Jean Jaurès a marqué la France par son verbe et sa force de conviction. Il est temps d’apprendre sa méthode.
Il est ce que l’on appelle un monument national. De droite comme de gauche, Jean Jaurès remplit les discours des hommes politiques. Il faut dire, l’homme politique traverse les époques et les clivages politiques. Homme de paix pour les uns, il reste aussi un modèle de rhétorique politique. « Quand il voyage pour soutenir un candidat de son parti, Jean Jaurès est capable de réunir près de 150 000 personnes », comme l’explique Yann Harlaut, co-auteur avec Yohann Chanoir du livre de « Convaincre comme Jaurès » aux éditions Eyrolles.
L’occasion pour les entrepreneurs de revenir sur un homme qui a su marquer son siècle.
« C’est en allant vers la mer que le fleuve reste fidèle à sa source »
Jean Jaurès, c’est d’abord une métaphore. « Il démarre souvent ses discours en jouant sur les sensations de son public », explique Harlaut. À Toulouse, il va parler des « pierres roses », du « soleil » que les habitants connaissent. Dans un autre discours, il compare les ouvriers au semeur et la guerre, au « cheval d’Attila ».
Ainsi, de la bourgeoisie au prolétariat, Jaurès réussit à regrouper dans sa verve, tant la bourgeoisie que le prolétariat.
« Comment vous irez au combat […] si votre action est d’un côté et vos formules de l’autre, s’il y a perpétuellement entre l’action et le mot […] une contradiction mortelle ? »
À l’heure où la télévision et la radio n’existent pas encore, l’homme politique se doit d’être un orateur. Et Jaurès en était un. « C’était un showman », assure Harlaut. Il avait la capacité d’aligner son esprit, son corps et ses jambes. Autrement dit, d’insuffler une véritable conviction dans ses discours. D’ailleurs, « ce qu’il dit, il le fait ».
Il s’oppose au licenciement de syndicalistes à la verrerie de Carmaux ? Une scop ouvre grâce son aide ; il est contre la guerre qui se prépare ? il lance une pétition internationale des travailleurs contre la guerre qui se prépare.
Jean Jaurès ne laisse jamais sa parole se démonétiser.
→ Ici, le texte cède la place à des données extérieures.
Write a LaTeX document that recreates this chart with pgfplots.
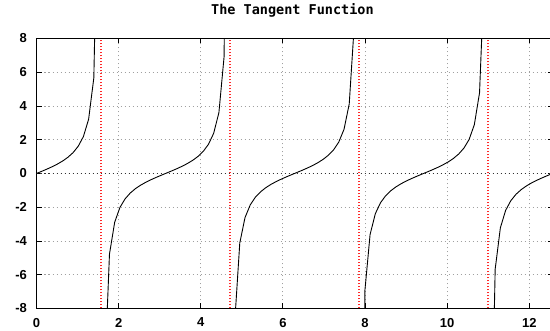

Une règle qui s’impose encore aujourd’hui à tous les niveaux de management.
« Le courage, c’est d’aimer la vie et de regarder la mort d’un regard tranquille ; c’est d’aller à l’idéal et de comprendre le réel »
À la différence des hommes et des femmes politiques d’aujourd’hui, Jaurès ne transmet pas un message, mais une idée. « Il ne s’autocensure pas », assure l’auteur. Il fait tout pour emmener son public avec lui.
Opposé à l’extrême à ses idées, Maurice Barrès dit pourtant à propos de Jaurès : « La marque d’un orateur selon mon gré, c’est de hausser le débat ! Non pas d’apporter une harangue académique, mais de savoir ce qui est la question et sans la lâcher de partir du terrain de tous pour élever la journée ».
L’anaphore
Jean Jaurès a depuis créé des fidèles. Grand admirateur de Jean Jaurès, François Hollande a repris lors du débat d’entre deux tours en 2012, une de ses techniques oratoires les plus efficaces : l’anaphore. « Moi président, je… ». Encore aujourd’hui, on se souvient de la sortie de l’actuel président.
Il marque le coup et élève son auditoire. En voici un exemple :
« Le courage, c’est de dominer ses propres fautes, d’en souffrir, mais de n’en pas être accablé et de continuer son chemin. Le courage, c’est d’aimer la vie et de regarder la mort d’un regard tranquille ; c’est d’aller à l’idéal et de comprendre le réel ; c’est d’agir et de se donner aux grandes causes sans savoir quelle récompense réserve à notre effort l’univers profond, ni s’il lui réserve une récompense. Le courage, c’est de chercher la vérité et de la dire ; c’est de ne pas subir la loi du mensonge triomphant qui passe, et de ne pas faire écho, de notre âme, de notre bouche et de nos mains aux applaudissements imbéciles et aux huées fanatiques. »
On imagine l’impact devant une foule ébahie. Autant dire qu’à défaut de connaître son œuvre, les entrepreneurs ont intérêt à s’inspirer de son charisme verbal. Ils n’ont rien à perdre.